Directive:
Retype, word for word, the lines between the ones holding "Write the React, TypeScript" and "1.725, 1.76, 1.815];", inclusive; pictures stay out of the copy.

Charts and diagrams as code:
⟨

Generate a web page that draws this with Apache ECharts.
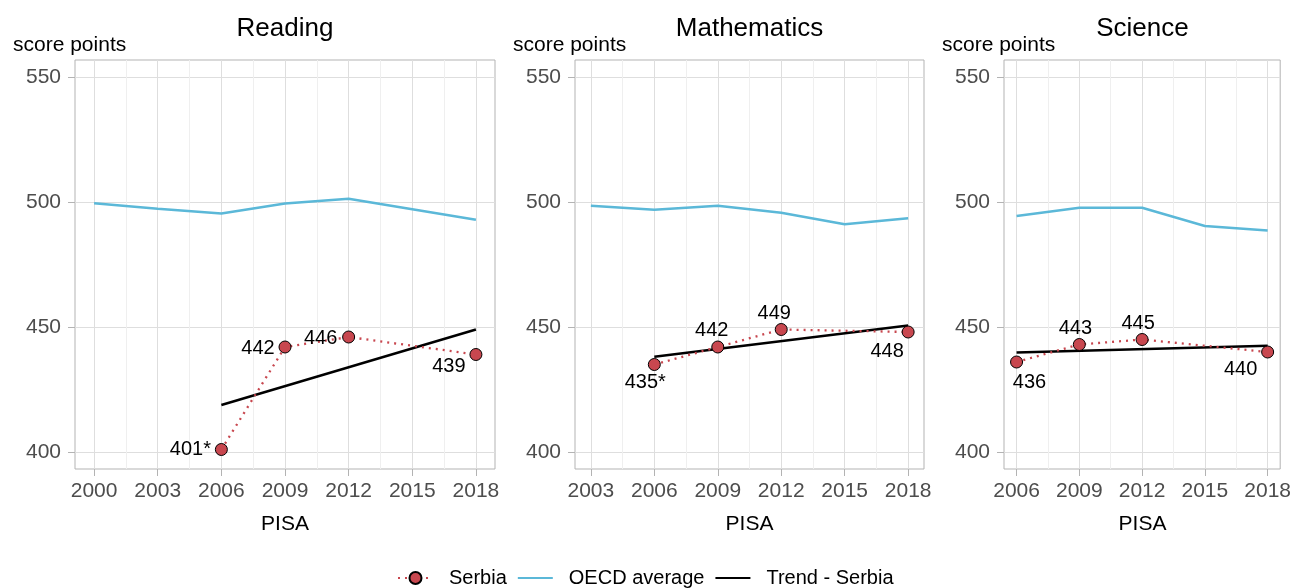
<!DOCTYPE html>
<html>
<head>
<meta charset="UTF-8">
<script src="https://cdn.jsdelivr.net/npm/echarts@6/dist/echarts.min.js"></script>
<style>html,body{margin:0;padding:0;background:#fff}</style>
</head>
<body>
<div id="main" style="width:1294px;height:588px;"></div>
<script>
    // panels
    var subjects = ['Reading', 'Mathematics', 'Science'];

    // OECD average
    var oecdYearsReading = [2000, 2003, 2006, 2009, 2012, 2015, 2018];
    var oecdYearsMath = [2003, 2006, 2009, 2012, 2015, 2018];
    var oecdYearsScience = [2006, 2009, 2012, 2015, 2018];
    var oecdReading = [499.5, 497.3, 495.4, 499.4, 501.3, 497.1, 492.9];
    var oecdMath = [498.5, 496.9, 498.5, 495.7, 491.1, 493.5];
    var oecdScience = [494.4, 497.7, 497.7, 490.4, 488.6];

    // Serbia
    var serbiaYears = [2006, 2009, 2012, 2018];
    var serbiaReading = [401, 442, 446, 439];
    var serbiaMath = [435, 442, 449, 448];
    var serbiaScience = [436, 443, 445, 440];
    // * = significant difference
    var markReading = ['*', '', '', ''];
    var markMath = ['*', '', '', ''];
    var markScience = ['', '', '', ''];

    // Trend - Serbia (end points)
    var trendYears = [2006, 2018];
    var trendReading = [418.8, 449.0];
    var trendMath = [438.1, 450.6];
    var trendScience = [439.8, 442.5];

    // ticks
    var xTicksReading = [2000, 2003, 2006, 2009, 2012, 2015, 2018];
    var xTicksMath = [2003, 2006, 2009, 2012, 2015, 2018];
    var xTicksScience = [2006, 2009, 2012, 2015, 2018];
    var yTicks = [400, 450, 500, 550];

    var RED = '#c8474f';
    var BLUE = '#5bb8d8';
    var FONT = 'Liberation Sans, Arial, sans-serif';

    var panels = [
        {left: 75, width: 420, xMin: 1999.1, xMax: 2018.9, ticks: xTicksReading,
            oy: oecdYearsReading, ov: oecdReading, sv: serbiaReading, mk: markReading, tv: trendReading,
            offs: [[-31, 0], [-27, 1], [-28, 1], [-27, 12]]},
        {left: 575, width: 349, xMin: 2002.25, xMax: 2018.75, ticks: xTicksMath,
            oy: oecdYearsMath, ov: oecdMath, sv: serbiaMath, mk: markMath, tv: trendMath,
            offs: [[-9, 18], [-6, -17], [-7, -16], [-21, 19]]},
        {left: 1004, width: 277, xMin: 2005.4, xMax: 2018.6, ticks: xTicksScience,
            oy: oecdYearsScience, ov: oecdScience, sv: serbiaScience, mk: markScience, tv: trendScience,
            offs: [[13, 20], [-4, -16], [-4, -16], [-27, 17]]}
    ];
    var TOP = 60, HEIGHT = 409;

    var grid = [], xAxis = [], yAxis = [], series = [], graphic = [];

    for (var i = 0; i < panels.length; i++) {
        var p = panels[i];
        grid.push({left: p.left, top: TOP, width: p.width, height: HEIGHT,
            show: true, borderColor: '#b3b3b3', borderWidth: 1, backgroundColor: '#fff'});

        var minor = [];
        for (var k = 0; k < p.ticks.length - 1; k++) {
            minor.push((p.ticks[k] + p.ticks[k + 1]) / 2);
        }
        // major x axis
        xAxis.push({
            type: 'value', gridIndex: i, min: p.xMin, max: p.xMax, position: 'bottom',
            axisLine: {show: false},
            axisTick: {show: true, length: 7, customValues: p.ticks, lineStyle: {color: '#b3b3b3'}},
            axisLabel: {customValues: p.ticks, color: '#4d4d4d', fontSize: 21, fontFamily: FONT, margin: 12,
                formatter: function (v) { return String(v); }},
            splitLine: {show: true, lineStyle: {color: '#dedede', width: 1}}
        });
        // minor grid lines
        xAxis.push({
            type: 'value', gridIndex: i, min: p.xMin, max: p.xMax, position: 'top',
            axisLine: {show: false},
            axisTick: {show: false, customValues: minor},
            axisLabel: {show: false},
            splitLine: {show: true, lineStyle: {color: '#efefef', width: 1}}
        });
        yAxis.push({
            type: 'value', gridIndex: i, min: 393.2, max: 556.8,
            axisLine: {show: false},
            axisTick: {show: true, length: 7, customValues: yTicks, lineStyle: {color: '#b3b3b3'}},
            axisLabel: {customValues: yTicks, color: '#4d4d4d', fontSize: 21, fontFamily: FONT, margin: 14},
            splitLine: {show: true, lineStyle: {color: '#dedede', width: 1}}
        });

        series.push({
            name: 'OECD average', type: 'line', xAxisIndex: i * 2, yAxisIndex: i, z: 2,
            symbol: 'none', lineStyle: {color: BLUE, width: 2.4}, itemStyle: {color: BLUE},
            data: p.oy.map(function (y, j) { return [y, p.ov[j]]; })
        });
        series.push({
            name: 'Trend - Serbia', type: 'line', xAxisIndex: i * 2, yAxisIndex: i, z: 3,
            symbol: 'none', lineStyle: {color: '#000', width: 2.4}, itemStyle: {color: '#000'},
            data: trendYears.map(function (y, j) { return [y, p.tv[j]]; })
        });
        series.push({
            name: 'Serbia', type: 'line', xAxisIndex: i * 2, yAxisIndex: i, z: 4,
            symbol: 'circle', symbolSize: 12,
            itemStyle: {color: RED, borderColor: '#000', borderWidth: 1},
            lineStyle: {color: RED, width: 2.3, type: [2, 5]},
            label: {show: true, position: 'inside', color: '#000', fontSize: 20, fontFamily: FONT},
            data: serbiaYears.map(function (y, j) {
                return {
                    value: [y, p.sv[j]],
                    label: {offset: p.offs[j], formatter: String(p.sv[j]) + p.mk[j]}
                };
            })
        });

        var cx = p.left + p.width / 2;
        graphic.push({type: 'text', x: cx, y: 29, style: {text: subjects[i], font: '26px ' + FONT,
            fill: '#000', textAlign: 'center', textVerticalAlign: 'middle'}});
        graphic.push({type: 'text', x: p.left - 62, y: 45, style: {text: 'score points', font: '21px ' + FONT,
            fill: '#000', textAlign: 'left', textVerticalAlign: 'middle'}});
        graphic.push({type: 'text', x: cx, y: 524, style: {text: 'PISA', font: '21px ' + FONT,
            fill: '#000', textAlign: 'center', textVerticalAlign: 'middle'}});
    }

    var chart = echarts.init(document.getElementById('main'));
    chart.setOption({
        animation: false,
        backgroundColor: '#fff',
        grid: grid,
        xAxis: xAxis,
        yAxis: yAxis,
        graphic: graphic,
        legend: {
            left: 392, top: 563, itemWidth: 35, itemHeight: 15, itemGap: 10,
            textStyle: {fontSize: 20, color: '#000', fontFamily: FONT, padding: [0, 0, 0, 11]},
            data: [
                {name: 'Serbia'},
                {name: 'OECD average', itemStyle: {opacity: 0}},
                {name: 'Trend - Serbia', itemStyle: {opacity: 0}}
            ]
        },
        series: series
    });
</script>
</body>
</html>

⟩
⟨

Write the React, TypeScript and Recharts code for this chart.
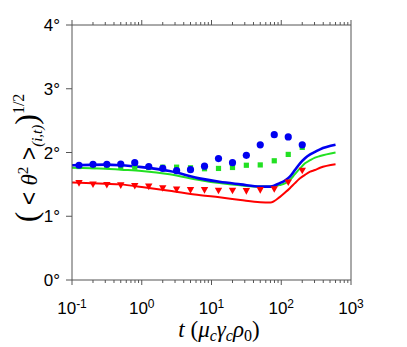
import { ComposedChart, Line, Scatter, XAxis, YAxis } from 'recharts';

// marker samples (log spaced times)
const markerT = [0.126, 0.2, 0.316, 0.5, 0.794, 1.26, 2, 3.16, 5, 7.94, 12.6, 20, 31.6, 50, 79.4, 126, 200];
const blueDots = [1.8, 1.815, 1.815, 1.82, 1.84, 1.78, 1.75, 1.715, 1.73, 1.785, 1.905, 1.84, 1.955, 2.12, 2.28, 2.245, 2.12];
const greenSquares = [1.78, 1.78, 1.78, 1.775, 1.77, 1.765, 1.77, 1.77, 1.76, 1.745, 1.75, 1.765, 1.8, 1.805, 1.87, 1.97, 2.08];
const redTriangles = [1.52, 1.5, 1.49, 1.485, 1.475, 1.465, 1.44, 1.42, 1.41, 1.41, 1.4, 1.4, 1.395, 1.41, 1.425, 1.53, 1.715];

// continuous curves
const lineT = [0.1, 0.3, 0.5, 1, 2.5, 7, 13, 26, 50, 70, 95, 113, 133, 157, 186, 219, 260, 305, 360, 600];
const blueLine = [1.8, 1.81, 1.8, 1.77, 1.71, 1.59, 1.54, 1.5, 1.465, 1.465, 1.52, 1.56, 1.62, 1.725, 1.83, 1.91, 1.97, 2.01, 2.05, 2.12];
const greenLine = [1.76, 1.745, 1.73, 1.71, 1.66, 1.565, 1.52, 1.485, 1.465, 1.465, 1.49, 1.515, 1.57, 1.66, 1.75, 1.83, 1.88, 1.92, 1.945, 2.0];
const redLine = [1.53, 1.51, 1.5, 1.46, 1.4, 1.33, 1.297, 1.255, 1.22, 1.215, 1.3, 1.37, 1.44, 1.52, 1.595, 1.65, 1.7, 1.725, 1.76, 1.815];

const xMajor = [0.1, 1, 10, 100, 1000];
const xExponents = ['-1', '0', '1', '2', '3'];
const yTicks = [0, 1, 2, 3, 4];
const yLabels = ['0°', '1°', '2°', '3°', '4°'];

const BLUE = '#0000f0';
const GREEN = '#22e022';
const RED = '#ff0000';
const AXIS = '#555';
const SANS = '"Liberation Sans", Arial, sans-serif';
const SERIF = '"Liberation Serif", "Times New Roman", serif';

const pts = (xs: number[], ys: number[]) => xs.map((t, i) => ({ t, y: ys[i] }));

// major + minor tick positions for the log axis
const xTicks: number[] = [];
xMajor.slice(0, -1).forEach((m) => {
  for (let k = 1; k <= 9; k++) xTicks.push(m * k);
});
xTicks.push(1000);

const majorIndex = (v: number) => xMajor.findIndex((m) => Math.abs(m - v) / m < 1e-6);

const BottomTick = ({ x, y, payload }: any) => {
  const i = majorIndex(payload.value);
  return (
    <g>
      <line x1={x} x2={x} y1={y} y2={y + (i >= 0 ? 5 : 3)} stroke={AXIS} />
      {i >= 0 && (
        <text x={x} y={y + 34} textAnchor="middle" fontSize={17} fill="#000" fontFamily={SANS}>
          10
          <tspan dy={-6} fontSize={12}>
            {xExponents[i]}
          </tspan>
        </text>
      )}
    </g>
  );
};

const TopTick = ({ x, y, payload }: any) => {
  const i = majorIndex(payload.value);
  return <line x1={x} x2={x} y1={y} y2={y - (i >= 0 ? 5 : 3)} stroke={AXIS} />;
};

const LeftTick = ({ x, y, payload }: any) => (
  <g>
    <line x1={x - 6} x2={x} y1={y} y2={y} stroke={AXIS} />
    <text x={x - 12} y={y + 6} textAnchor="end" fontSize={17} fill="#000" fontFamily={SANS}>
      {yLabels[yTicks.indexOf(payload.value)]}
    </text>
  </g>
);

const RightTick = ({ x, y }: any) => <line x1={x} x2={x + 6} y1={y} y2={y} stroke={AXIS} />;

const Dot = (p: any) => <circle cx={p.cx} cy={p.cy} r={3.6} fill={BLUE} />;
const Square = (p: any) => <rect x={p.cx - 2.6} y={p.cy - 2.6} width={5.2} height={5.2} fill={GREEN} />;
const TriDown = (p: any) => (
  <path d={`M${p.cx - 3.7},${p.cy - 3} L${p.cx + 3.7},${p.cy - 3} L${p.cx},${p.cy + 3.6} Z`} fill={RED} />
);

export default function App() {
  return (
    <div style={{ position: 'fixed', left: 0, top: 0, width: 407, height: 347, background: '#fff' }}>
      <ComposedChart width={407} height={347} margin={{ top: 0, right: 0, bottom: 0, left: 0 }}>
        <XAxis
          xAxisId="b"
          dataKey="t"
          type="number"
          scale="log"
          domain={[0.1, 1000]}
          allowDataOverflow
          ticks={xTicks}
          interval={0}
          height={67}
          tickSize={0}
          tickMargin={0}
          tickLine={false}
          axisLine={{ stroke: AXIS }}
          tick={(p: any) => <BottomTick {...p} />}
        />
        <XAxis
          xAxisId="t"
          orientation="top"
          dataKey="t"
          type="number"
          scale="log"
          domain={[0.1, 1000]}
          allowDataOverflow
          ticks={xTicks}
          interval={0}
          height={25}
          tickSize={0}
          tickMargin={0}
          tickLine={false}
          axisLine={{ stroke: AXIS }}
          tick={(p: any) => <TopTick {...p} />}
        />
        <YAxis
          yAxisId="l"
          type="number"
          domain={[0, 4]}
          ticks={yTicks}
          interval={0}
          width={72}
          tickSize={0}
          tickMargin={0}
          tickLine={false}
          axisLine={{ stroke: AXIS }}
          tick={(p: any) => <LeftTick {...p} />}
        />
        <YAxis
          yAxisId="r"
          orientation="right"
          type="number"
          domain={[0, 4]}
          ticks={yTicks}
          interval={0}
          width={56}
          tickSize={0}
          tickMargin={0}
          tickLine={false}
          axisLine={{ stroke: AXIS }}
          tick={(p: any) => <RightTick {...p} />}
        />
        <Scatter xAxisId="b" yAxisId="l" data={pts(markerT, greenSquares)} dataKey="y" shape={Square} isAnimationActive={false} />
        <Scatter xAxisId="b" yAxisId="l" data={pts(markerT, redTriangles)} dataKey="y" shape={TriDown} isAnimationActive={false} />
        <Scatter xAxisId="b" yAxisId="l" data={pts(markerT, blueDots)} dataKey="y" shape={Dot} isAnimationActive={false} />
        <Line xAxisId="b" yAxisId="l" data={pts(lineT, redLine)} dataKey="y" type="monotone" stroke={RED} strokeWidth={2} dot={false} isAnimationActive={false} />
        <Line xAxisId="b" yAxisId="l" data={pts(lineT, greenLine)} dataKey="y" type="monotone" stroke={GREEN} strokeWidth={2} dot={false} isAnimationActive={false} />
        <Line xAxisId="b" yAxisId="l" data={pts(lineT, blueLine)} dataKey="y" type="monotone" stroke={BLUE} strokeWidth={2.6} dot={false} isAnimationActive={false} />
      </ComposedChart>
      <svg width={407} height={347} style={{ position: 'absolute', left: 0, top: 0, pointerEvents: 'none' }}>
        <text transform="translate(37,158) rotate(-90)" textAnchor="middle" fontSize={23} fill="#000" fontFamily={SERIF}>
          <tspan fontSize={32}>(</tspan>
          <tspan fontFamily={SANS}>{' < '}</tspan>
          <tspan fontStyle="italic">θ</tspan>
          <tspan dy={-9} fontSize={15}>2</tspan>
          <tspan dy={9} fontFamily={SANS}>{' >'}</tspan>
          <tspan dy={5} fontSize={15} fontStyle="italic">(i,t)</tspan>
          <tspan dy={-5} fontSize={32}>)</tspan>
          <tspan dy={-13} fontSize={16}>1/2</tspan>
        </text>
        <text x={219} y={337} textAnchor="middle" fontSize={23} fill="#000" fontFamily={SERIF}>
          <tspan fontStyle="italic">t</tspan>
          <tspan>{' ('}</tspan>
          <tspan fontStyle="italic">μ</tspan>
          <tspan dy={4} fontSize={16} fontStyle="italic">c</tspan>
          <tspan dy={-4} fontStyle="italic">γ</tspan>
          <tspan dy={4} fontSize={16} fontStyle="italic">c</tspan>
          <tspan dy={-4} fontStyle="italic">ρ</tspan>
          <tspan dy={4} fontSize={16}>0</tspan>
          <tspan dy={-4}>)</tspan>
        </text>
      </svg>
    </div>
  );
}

⟩

Completed task:
Write the React, TypeScript and Recharts code for this chart.
import { ComposedChart, Line, Scatter, XAxis, YAxis } from 'recharts';

// marker samples (log spaced times)
const markerT = [0.126, 0.2, 0.316, 0.5, 0.794, 1.26, 2, 3.16, 5, 7.94, 12.6, 20, 31.6, 50, 79.4, 126, 200];
const blueDots = [1.8, 1.815, 1.815, 1.82, 1.84, 1.78, 1.75, 1.715, 1.73, 1.785, 1.905, 1.84, 1.955, 2.12, 2.28, 2.245, 2.12];
const greenSquares = [1.78, 1.78, 1.78, 1.775, 1.77, 1.765, 1.77, 1.77, 1.76, 1.745, 1.75, 1.765, 1.8, 1.805, 1.87, 1.97, 2.08];
const redTriangles = [1.52, 1.5, 1.49, 1.485, 1.475, 1.465, 1.44, 1.42, 1.41, 1.41, 1.4, 1.4, 1.395, 1.41, 1.425, 1.53, 1.715];

// continuous curves
const lineT = [0.1, 0.3, 0.5, 1, 2.5, 7, 13, 26, 50, 70, 95, 113, 133, 157, 186, 219, 260, 305, 360, 600];
const blueLine = [1.8, 1.81, 1.8, 1.77, 1.71, 1.59, 1.54, 1.5, 1.465, 1.465, 1.52, 1.56, 1.62, 1.725, 1.83, 1.91, 1.97, 2.01, 2.05, 2.12];
const greenLine = [1.76, 1.745, 1.73, 1.71, 1.66, 1.565, 1.52, 1.485, 1.465, 1.465, 1.49, 1.515, 1.57, 1.66, 1.75, 1.83, 1.88, 1.92, 1.945, 2.0];
const redLine = [1.53, 1.51, 1.5, 1.46, 1.4, 1.33, 1.297, 1.255, 1.22, 1.215, 1.3, 1.37, 1.44, 1.52, 1.595, 1.65, 1.7, 1.725, 1.76, 1.815];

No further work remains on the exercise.